Taryn Hoffmann-Torres, senior business honors student, went into the workforce after graduating high school because her parents never encouraged her to pursue a higher education.
At the time, no one in her family had attended college. Like her parents, Hoffmann had to work full time, move out and earn her bread independently.
In 2001, Hoffmann-Torres moved to Germany for an internship that she received through her volunteer work for civil service community projects. After civil service, Hoffmann-Torres went into sales and eventually became an administrative assistant.
She left Germany at the end of 2009 and decided to enroll in college a year later, in search of something more fulfilling.
While in college, she came across the Accounting Society, a professional student organization within Cal State Fullerton’s Mihaylo College of Business and Economics. This organization aims to promote social interaction with business professionals and accounting as an area of concentration.
Through this society, students like Hoffman-Torres are exposed to opportunities for networking and career development.
She is now the Vice President Correspondence of the society.
“I’ve never considered myself to be at a good position because an administrative assistant never really advances,” Hoffmann-Torres said. “In Europe, much like here, they want to see a degree … I felt frustrated that I was not able to establish a career in the corporate world without a degree.”
Hoffmann-Torres found herself maturing very quickly because she traveled at such an early age and was alone in a country where she did not have family. Learning a different language and getting used to a different mentality outside of her own was a difficult transition for her.
“I know if I went to college years before, I definitely would not have approached it the way I did today,” Hoffmann said. “Today I am a business honors student, today I am heavily involved in the Accounting Society, and today I also mentor a lot of young students. I don’t believe I could have done that back then.”
Hoffmann-Torres felt she was lucky to be able to pursue her career in a better setting compared to her fellow classmates who struggle working a full-time job and attending school full time.

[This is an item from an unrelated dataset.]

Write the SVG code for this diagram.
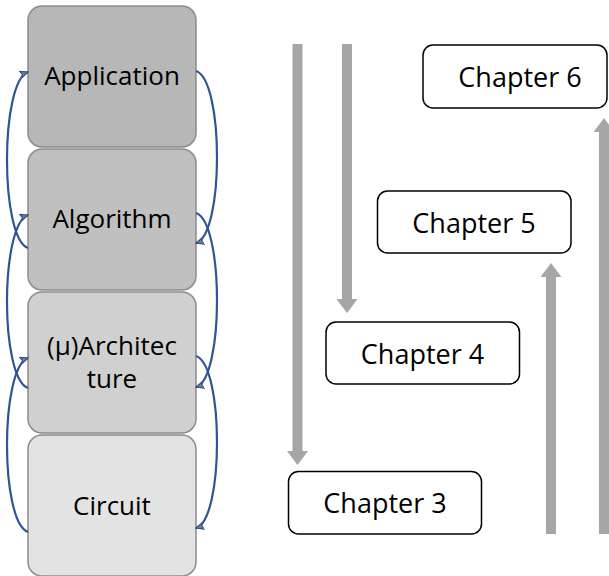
<svg xmlns="http://www.w3.org/2000/svg" width="609" height="576" viewBox="0 0 609 576">
<style>
.lay{stroke:#8c8c8c;stroke-width:1.5}
.ch{fill:#fff;stroke:#000;stroke-width:1.5}
.t{font-family:"Open Sans","Liberation Sans",sans-serif;font-size:26px;fill:#000;text-anchor:middle}
.tc{font-family:"Open Sans","Liberation Sans",sans-serif;font-size:27px;fill:#000;text-anchor:middle}
.blue{fill:none;stroke:#2f5597;stroke-width:2.2}
.gray{fill:#a6a6a6;stroke:none}
</style>
<defs>
<marker id="ah" markerWidth="10" markerHeight="8" refX="8" refY="4" orient="auto" markerUnits="userSpaceOnUse">
<path d="M0,0.5 L8,4 L0,7.5 L2,4 Z" fill="#7f7f7f" stroke="#2f5597" stroke-width="1.2"/>
</marker>
</defs>
<g id="application"><rect class="lay" x="28" y="6" width="168" height="141" rx="14" fill="#b7b7b7"/><text class="t" x="112" y="85">Application</text></g>
<g id="algorithm"><rect class="lay" x="28" y="149" width="168" height="141" rx="14" fill="#c0c0c0"/><text class="t" x="112" y="228">Algorithm</text></g>
<g id="architecture"><rect class="lay" x="28" y="292" width="168" height="141" rx="14" fill="#d0d0d0"/><text class="t" x="112" y="355">(μ)Architec</text><text class="t" x="112" y="388">ture</text></g>
<g id="circuit"><rect class="lay" x="28" y="435" width="168" height="141" rx="14" fill="#e3e3e3"/><text class="t" x="112" y="515">Circuit</text></g>
<g id="chapter6"><rect class="ch" x="423" y="45" width="184" height="63" rx="10"/><text class="tc" x="520" y="87">Chapter 6</text></g>
<g id="chapter5"><rect class="ch" x="377.5" y="191" width="193.5" height="62" rx="10"/><text class="tc" x="474" y="233">Chapter 5</text></g>
<g id="chapter4"><rect class="ch" x="326" y="322" width="193.5" height="62" rx="10"/><text class="tc" x="422.5" y="364">Chapter 4</text></g>
<g id="chapter3"><rect class="ch" x="288.5" y="471.5" width="193" height="62.5" rx="10"/><text class="tc" x="385" y="513">Chapter 3</text></g>
<g id="connectors">
<path class="blue" d="M28,248 C0,238 0,82 28,72" marker-end="url(#ah)"/>
<path class="blue" d="M28,388 C0,378 0,225 28,215" marker-end="url(#ah)"/>
<path class="blue" d="M28,532 C0,522 0,368 28,358" marker-end="url(#ah)"/>
<path class="blue" d="M196,71 C224,80 224,235 196,243" marker-end="url(#ah)"/>
<path class="blue" d="M196,213 C224,222 224,379 196,387" marker-end="url(#ah)"/>
<path class="blue" d="M196,356 C224,365 224,520 196,528" marker-end="url(#ah)"/>
<path class="gray" d="M292.5,44 H302.5 V451 H308 L297.5,465 L287,451 H292.5 Z"/>
<path class="gray" d="M342,44 H352 V299 H357.5 L347,313 L336.5,299 H342 Z"/>
<path class="gray" d="M546,534 H556 V277 H561.5 L551,263 L540.5,277 H546 Z"/>
<path class="gray" d="M599,534 H609 V132 H614.5 L604,118 L593.5,132 H599 Z"/>
</g>
</svg>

In order to graduate sooner and accumulate her units, Hoffmann-Torres was able to open an online jewelry shop with the support of her husband and dedicated the extra time to school.
However, this was temporary and her sights were still set on a successful career.
Hoffmann-Torres said acquiring an internship during your college career provides a solid gateway to a full-time position.
This past summer, she received the opportunity to intern for Deloitte, a Fortune 500 company.
CSUF’s Accounting Society has direct connections with various firms that students are able to get involved with. The club gave her the opportunity to meet with professionals from the top four accounting firms which include: Deloitte, PricewaterhouseCoopers, Ernst & Young and KPMG.
Accounting Society President, Cindy Martinez, said they give their members plenty of opportunities to gain exposure to companies, and Hoffman is a great example of how important it is to get involved.
“Our most popular event is Meet the Firms. This semester we have over 50 companies attending this event,” Martinez said. “And they will be heavily recruiting for internships and full-time positions.”
The possibilities increase if students take advantage of the events available and make their presence known to the recruiters, Martinez said.
Hoffman-Torress’ position as a global intern brought her to Brazil, and once again she found herself in a foreign country.
Hoffmann-Torres was faced with the challenge of learning Portuguese within a short period of time. Deloitte provided her with Rosetta Stone to learn the language three months in advance.
The first four weeks of her internship were spent working in local sites as well as training at the University of Deloitte in Texas. The last four weeks were spent working on sites in Fortaleza, Brazil.
Every morning, Hoffmann -Torres had breakfast and the concierge would wave her down to take a taxi to her client site for the day. Deloitte paid for all her expenses including taxi fares, flight expenses and food throughout her time there.
In spite of the thousands of students who applied for this internship, Hoffmann-Torres was very fortunate to be one of the 17 interns chosen by Deloitte.
“I hope to begin my promising career with Deloitte, and then after a few years, begin to apply for their Global Development Program (GDP), and see what opportunities become available to me,” Hoffmann-Torres said.
Hoffmann-Torres accepted a full-time contract offered to her by Deloitte and she will start working with them after the completion of her bachelor’s in May. She does not plan to pursue her master’s.